> [WHAT IS ASKED]: Select every line containing the word "script" from the material, and copy those lines.

[Items from a data source]
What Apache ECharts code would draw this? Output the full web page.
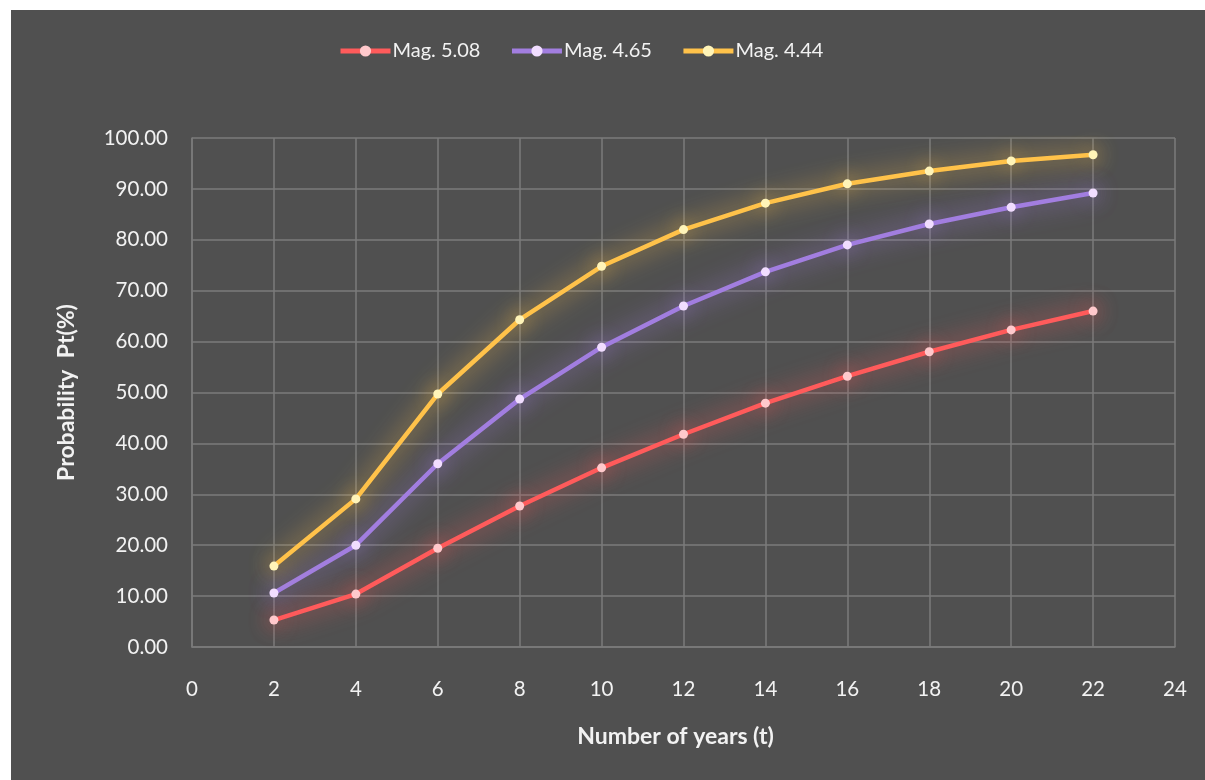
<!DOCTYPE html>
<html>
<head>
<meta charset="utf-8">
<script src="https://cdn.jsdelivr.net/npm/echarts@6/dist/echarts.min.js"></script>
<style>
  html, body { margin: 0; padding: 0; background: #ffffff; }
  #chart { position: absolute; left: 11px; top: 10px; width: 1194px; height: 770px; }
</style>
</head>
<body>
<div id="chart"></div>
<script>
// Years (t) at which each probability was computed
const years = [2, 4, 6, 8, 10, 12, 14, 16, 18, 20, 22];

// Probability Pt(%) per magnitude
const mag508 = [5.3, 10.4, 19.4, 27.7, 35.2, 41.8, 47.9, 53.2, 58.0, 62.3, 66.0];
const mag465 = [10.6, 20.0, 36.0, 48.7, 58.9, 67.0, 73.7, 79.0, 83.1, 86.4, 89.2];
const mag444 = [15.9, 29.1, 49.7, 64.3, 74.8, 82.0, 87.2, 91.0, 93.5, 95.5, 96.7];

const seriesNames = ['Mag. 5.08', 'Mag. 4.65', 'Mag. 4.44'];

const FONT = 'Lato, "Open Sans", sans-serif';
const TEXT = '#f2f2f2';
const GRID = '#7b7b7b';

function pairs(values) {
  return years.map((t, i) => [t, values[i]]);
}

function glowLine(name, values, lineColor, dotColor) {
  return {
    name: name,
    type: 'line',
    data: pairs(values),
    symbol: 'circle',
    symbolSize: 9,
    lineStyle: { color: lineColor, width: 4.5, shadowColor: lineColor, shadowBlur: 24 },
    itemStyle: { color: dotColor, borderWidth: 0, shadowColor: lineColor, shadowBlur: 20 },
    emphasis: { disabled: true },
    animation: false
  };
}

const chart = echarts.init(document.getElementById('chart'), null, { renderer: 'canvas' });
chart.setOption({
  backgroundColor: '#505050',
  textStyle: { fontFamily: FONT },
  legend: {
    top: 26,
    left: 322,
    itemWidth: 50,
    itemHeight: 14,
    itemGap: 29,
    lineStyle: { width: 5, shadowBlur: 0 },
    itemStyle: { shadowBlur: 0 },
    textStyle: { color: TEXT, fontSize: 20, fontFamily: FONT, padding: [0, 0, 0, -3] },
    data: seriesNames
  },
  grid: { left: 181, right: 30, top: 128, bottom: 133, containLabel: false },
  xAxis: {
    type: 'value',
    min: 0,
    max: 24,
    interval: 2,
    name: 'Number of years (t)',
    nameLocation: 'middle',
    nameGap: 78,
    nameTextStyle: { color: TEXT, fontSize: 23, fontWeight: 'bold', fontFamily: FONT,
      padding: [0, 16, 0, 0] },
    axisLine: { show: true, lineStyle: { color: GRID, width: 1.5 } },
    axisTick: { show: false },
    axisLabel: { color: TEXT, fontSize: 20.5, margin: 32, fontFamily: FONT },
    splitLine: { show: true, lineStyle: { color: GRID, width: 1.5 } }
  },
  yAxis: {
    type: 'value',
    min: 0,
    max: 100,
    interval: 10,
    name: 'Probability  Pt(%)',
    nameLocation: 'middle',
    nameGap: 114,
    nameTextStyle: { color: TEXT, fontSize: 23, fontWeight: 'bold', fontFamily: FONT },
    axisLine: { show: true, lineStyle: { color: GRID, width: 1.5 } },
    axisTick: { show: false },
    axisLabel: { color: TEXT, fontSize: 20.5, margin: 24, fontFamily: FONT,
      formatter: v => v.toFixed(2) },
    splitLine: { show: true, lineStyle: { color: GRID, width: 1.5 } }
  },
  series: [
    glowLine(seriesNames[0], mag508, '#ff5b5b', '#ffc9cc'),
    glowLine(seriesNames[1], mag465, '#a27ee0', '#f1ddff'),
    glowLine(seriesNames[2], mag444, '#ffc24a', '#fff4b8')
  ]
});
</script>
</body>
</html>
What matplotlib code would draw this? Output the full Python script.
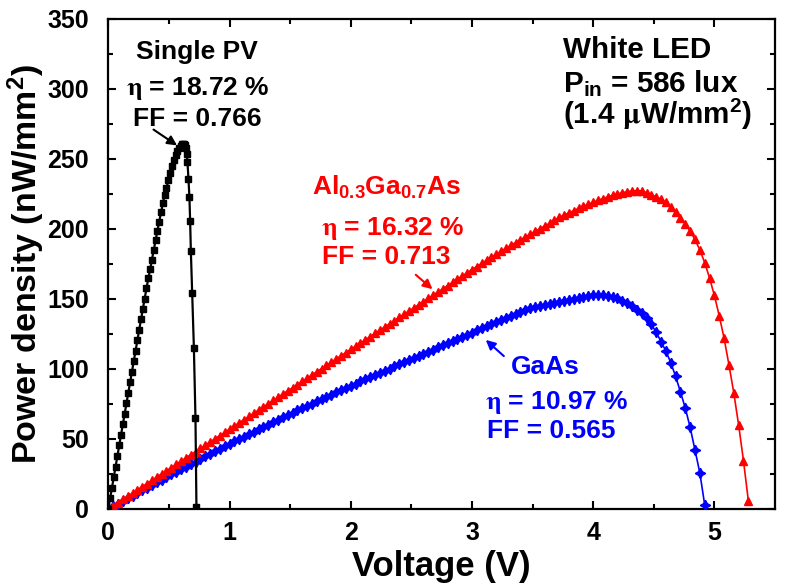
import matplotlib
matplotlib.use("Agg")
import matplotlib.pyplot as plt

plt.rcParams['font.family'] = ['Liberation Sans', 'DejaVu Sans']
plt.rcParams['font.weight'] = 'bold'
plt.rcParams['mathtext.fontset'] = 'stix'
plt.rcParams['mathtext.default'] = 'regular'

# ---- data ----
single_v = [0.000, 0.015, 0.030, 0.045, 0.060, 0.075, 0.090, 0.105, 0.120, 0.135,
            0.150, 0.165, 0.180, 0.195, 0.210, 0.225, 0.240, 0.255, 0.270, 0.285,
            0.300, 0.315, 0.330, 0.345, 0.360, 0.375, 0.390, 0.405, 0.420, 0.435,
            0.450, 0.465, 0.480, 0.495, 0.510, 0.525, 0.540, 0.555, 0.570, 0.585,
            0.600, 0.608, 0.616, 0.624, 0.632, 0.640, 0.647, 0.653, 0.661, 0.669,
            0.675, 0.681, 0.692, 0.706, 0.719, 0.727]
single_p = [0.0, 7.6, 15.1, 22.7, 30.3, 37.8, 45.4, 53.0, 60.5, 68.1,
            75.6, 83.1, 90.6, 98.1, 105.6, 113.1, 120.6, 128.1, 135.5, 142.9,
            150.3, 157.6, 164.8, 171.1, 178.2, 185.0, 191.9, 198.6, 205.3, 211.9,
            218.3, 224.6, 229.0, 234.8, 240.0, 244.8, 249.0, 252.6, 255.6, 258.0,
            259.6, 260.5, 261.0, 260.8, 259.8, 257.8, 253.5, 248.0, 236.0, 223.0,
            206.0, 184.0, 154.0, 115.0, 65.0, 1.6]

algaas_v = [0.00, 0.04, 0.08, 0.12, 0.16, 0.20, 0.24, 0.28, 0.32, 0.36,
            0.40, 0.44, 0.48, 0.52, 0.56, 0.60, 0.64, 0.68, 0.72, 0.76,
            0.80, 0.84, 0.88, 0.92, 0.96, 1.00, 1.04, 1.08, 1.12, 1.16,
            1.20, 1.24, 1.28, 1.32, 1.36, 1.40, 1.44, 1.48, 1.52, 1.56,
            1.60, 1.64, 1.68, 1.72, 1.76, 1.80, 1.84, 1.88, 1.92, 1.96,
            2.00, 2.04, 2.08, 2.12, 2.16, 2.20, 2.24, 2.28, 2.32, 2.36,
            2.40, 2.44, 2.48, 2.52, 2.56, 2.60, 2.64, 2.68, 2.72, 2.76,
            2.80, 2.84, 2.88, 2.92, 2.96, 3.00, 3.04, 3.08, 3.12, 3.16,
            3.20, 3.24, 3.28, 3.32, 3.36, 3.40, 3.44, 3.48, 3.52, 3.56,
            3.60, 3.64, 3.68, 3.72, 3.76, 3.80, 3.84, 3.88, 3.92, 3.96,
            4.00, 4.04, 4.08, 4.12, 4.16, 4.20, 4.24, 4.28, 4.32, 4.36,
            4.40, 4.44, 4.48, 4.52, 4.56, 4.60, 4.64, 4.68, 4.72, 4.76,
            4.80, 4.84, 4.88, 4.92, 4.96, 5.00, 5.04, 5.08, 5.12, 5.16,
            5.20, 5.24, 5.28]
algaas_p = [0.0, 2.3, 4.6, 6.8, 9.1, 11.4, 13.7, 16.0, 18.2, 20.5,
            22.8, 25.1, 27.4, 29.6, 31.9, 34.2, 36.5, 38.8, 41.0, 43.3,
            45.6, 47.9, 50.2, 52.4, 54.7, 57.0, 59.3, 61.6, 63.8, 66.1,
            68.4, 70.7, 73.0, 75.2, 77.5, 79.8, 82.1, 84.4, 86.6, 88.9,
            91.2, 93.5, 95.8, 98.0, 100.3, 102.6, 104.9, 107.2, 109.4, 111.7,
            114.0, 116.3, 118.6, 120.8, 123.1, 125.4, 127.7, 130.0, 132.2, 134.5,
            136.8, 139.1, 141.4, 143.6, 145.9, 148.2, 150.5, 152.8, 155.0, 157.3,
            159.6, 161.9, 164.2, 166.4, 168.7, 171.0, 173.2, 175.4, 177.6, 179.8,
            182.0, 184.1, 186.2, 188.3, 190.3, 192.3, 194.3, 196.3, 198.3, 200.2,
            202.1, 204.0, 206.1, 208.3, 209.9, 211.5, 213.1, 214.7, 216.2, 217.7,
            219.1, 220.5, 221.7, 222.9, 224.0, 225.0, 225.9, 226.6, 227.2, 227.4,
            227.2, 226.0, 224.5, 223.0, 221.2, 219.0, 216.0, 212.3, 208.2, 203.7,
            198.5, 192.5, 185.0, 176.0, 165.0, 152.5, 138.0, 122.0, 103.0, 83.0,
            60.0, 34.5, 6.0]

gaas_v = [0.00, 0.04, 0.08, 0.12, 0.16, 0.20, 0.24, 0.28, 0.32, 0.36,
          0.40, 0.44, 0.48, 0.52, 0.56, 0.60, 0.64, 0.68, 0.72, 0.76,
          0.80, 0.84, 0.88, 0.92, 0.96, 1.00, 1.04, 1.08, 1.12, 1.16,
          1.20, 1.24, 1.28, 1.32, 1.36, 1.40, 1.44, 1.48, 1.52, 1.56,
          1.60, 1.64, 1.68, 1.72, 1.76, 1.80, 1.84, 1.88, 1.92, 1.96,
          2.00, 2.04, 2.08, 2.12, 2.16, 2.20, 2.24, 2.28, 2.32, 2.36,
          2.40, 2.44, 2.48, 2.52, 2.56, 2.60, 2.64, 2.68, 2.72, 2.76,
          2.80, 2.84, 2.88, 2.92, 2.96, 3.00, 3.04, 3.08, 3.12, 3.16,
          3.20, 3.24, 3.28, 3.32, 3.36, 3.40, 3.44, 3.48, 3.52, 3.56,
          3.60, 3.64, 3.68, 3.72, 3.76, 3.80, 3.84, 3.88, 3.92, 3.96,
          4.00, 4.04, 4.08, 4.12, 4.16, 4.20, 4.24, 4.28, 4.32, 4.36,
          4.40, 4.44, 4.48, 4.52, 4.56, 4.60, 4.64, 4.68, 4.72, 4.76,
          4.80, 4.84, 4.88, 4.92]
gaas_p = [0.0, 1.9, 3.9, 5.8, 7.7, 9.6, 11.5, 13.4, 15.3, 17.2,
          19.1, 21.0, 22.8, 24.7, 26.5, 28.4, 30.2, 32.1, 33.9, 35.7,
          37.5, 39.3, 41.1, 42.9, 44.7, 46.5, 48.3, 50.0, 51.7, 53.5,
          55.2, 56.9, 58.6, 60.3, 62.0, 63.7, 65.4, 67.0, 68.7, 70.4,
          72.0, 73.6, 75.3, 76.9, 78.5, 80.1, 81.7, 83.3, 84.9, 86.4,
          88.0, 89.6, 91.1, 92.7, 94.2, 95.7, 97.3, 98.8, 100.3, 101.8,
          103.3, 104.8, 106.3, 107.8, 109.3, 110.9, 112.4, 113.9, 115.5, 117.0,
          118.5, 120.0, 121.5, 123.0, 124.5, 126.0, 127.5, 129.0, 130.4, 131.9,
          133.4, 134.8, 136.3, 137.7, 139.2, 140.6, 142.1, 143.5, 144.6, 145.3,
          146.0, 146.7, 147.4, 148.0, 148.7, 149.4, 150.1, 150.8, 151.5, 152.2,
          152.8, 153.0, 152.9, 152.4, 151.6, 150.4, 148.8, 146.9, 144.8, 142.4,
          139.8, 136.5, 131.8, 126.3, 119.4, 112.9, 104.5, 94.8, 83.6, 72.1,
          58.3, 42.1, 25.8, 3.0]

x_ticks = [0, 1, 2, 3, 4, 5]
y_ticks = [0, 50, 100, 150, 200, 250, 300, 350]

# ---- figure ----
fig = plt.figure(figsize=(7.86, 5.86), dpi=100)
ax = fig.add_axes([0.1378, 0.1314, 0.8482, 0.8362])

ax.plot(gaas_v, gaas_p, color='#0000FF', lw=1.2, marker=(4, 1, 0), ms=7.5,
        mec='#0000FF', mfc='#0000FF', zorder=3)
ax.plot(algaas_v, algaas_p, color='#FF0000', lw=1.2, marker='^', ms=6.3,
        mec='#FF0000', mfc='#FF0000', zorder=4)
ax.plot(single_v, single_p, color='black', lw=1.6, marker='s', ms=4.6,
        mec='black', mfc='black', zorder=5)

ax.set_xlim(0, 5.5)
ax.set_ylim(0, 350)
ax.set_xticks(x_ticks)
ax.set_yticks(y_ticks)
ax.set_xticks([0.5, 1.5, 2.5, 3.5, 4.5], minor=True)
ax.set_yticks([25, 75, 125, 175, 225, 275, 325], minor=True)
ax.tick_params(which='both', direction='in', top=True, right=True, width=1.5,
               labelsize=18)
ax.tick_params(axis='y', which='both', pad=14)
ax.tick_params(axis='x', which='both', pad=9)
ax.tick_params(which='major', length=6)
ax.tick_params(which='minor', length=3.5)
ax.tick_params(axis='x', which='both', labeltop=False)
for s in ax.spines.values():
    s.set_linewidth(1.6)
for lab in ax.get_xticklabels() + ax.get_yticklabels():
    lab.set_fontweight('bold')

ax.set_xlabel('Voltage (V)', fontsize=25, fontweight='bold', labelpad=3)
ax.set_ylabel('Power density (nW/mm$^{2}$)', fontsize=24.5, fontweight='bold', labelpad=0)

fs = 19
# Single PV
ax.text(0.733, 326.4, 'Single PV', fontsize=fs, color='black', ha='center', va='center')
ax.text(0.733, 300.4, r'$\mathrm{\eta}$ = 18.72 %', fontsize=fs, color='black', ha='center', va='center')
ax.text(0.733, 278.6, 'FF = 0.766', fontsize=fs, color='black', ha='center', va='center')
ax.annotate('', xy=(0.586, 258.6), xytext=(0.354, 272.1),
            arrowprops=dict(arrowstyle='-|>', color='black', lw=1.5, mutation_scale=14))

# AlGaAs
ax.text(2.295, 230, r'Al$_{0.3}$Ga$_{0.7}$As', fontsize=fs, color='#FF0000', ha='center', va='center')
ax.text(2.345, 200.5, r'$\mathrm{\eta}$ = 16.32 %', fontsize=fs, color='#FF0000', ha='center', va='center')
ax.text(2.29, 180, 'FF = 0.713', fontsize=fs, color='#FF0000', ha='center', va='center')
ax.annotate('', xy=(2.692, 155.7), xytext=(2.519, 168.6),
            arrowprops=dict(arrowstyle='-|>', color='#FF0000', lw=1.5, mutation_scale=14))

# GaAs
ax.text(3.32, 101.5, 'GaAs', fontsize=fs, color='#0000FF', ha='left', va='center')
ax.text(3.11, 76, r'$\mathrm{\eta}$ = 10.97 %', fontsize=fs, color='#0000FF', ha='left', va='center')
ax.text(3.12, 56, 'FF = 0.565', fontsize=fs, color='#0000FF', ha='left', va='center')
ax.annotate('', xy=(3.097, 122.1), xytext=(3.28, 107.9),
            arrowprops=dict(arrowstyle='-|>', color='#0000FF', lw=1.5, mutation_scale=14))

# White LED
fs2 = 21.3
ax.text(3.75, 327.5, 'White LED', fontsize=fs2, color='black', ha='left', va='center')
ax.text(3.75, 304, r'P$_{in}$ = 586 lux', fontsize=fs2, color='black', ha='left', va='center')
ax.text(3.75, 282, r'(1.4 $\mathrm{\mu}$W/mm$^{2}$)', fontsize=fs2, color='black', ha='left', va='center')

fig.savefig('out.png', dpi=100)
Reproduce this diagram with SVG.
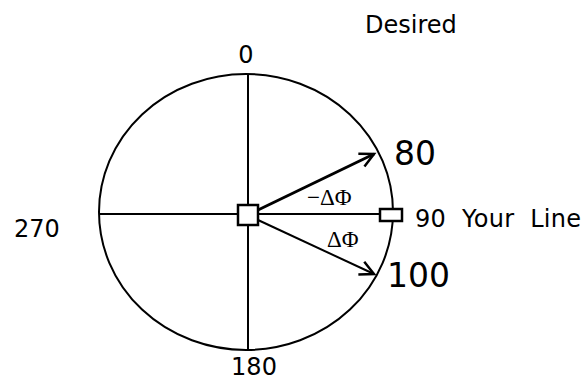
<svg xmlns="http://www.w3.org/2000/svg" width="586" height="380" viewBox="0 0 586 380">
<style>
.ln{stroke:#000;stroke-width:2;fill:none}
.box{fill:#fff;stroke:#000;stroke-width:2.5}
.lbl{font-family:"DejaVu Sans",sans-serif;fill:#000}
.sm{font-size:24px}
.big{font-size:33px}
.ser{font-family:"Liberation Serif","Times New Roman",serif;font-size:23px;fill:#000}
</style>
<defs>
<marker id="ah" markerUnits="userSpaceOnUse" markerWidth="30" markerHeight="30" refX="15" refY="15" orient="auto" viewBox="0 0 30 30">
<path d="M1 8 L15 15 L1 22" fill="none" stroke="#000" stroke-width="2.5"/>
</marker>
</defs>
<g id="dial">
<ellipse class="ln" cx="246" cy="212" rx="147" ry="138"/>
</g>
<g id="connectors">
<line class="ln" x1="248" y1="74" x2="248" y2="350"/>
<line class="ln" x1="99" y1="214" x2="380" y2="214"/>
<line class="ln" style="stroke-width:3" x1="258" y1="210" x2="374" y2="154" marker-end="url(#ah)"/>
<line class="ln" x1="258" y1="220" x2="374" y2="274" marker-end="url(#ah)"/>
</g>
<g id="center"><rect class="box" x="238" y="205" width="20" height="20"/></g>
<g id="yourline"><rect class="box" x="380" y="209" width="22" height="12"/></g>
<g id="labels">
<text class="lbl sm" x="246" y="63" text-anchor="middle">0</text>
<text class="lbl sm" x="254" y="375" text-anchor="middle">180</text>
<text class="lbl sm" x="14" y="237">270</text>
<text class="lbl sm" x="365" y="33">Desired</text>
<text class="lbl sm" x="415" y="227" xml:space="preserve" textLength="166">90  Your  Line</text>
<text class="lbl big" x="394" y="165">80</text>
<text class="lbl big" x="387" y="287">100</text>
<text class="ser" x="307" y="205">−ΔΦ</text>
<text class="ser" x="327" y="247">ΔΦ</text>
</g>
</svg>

> [EXERCISE ANSWER]:
<script src="https://cdn.jsdelivr.net/npm/echarts@6/dist/echarts.min.js"></script>
<script>
</script>
What matplotlib code would draw this? Output the full Python script.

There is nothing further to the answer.